▶ **WHAT YOU NEED TO DO**
Restate each line of the listing exactly, without carrying over any pictures.
------------------------------------------------------------------------
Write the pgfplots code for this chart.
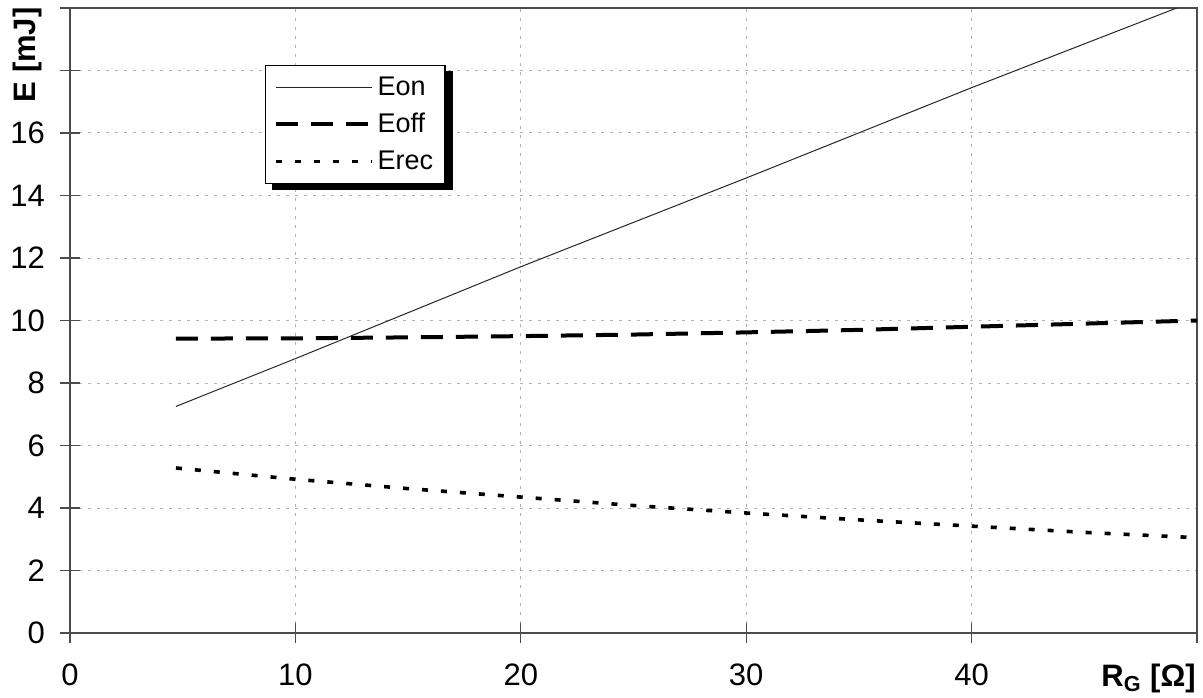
\documentclass[border=0pt]{standalone}
\usepackage{fontspec}
\setmainfont{Liberation Sans}
\usepackage{pgfplots}
\pgfplotsset{compat=1.18}
\begin{document}
\begin{tikzpicture}
\begin{axis}[
  width=563.5pt, height=312.5pt, scale only axis,
  xmin=0, xmax=50, ymin=0, ymax=20,
  xtick={0,10,20,30,40,50}, xticklabels={0,10,20,30,40,{}},
  ytick={0,2,...,20}, yticklabels={0,2,4,6,8,10,12,14,16,{},{}},
  tick pos=left, tick align=center, major tick length=10pt,
  tick style={black!70, line width=0.6pt},
  axis line style={black!70, line width=0.8pt},
  grid=major,
  grid style={gray!60, line width=0.5pt, dash pattern=on 1.5pt off 3pt},
  ticklabel style={font=\fontsize{15.5}{18}\selectfont},
  /pgf/number format/assume math mode=true,
  yticklabel style={xshift=-4pt},
  xticklabel style={yshift=-7pt},
  xlabel={\textbf{R\textsubscript{G} [Ω]}},
  xlabel style={font=\fontsize{15.5}{18}\selectfont, at={(axis description cs:0.957,-0.072)}, anchor=center},
  ylabel={\textbf{E [mJ]}},
  ylabel style={font=\fontsize{15.5}{18}\selectfont, at={(axis description cs:-0.0377,0.925)}, anchor=center},
  legend style={at={(axis description cs:0.173,0.909)}, anchor=north west,
    draw=black, line width=0.6pt, fill=white,
    font=\fontsize{13.5}{16}\selectfont,
    inner xsep=4pt, inner ysep=3.5pt, row sep=3.5pt, name=leg,
    nodes={inner sep=2pt}},
  legend cell align=left,
  legend image code/.code={\draw[#1] (0pt,0pt) -- (48pt,0pt);},
]
\addplot[black!85, line width=0.5pt] coordinates {
  (4.7,7.25) (10,8.78) (20,11.72) (30,14.56) (40,17.45) (49.1,20.0) };
\addlegendentry{Eon}
\addplot[black, line width=2pt, dash pattern=on 11pt off 6.5pt] coordinates {
  (4.7,9.42) (10,9.43) (15,9.46) (20,9.5) (25,9.55) (30,9.62) (35,9.7) (40,9.8) (45,9.9) (50,10.0) };
\addlegendentry{Eoff}
\addplot[black, line width=1.8pt, dash pattern=on 3pt off 6.5pt] coordinates {
  (4.7,5.28) (10,4.92) (15,4.62) (20,4.35) (25,4.08) (30,3.84) (35,3.62) (40,3.42) (45,3.22) (50,3.05) };
\addlegendentry{Erec}
\coordinate (bl) at (rel axis cs:0,0);
\coordinate (tr) at (rel axis cs:1,1);
\end{axis}
% legend drop shadow (right and bottom strips)
\fill[black] ([shift={(0.3pt,-3pt)}]leg.north east) rectangle ([shift={(3.8pt,-3.3pt)}]leg.south east);
\fill[black] ([shift={(3.5pt,-0.3pt)}]leg.south west) rectangle ([shift={(3.8pt,-3.3pt)}]leg.south east);
\pgfresetboundingbox
\path[use as bounding box] ([shift={(-35pt,-32pt)}]bl) rectangle ([shift={(3pt,4pt)}]tr);
\end{tikzpicture}
\end{document}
------------------------------------------------------------------------
▶ **SOLVED EXERCISE**
Write the pgfplots code for this chart.
\documentclass[border=0pt]{standalone}
\usepackage{fontspec}
\setmainfont{Liberation Sans}
\usepackage{pgfplots}
\pgfplotsset{compat=1.18}
\begin{document}
\begin{tikzpicture}
\begin{axis}[
  width=563.5pt, height=312.5pt, scale only axis,
  xmin=0, xmax=50, ymin=0, ymax=20,
  xtick={0,10,20,30,40,50}, xticklabels={0,10,20,30,40,{}},
  ytick={0,2,...,20}, yticklabels={0,2,4,6,8,10,12,14,16,{},{}},
  tick pos=left, tick align=center, major tick length=10pt,
  tick style={black!70, line width=0.6pt},
  axis line style={black!70, line width=0.8pt},
  grid=major,
  grid style={gray!60, line width=0.5pt, dash pattern=on 1.5pt off 3pt},
  ticklabel style={font=\fontsize{15.5}{18}\selectfont},
  /pgf/number format/assume math mode=true,
  yticklabel style={xshift=-4pt},
  xticklabel style={yshift=-7pt},
  xlabel={\textbf{R\textsubscript{G} [Ω]}},
  xlabel style={font=\fontsize{15.5}{18}\selectfont, at={(axis description cs:0.957,-0.072)}, anchor=center},
  ylabel={\textbf{E [mJ]}},
  ylabel style={font=\fontsize{15.5}{18}\selectfont, at={(axis description cs:-0.0377,0.925)}, anchor=center},
  legend style={at={(axis description cs:0.173,0.909)}, anchor=north west,
    draw=black, line width=0.6pt, fill=white,
    font=\fontsize{13.5}{16}\selectfont,
    inner xsep=4pt, inner ysep=3.5pt, row sep=3.5pt, name=leg,
    nodes={inner sep=2pt}},
  legend cell align=left,
  legend image code/.code={\draw[#1] (0pt,0pt) -- (48pt,0pt);},
]
\addplot[black!85, line width=0.5pt] coordinates {
  (4.7,7.25) (10,8.78) (20,11.72) (30,14.56) (40,17.45) (49.1,20.0) };
\addlegendentry{Eon}
\addplot[black, line width=2pt, dash pattern=on 11pt off 6.5pt] coordinates {
  (4.7,9.42) (10,9.43) (15,9.46) (20,9.5) (25,9.55) (30,9.62) (35,9.7) (40,9.8) (45,9.9) (50,10.0) };
\addlegendentry{Eoff}
\addplot[black, line width=1.8pt, dash pattern=on 3pt off 6.5pt] coordinates {
  (4.7,5.28) (10,4.92) (15,4.62) (20,4.35) (25,4.08) (30,3.84) (35,3.62) (40,3.42) (45,3.22) (50,3.05) };
\addlegendentry{Erec}
\coordinate (bl) at (rel axis cs:0,0);
\coordinate (tr) at (rel axis cs:1,1);
\end{axis}
% legend drop shadow (right and bottom strips)
\fill[black] ([shift={(0.3pt,-3pt)}]leg.north east) rectangle ([shift={(3.8pt,-3.3pt)}]leg.south east);
\fill[black] ([shift={(3.5pt,-0.3pt)}]leg.south west) rectangle ([shift={(3.8pt,-3.3pt)}]leg.south east);
\pgfresetboundingbox
\path[use as bounding box] ([shift={(-35pt,-32pt)}]bl) rectangle ([shift={(3pt,4pt)}]tr);
\end{tikzpicture}
\end{document}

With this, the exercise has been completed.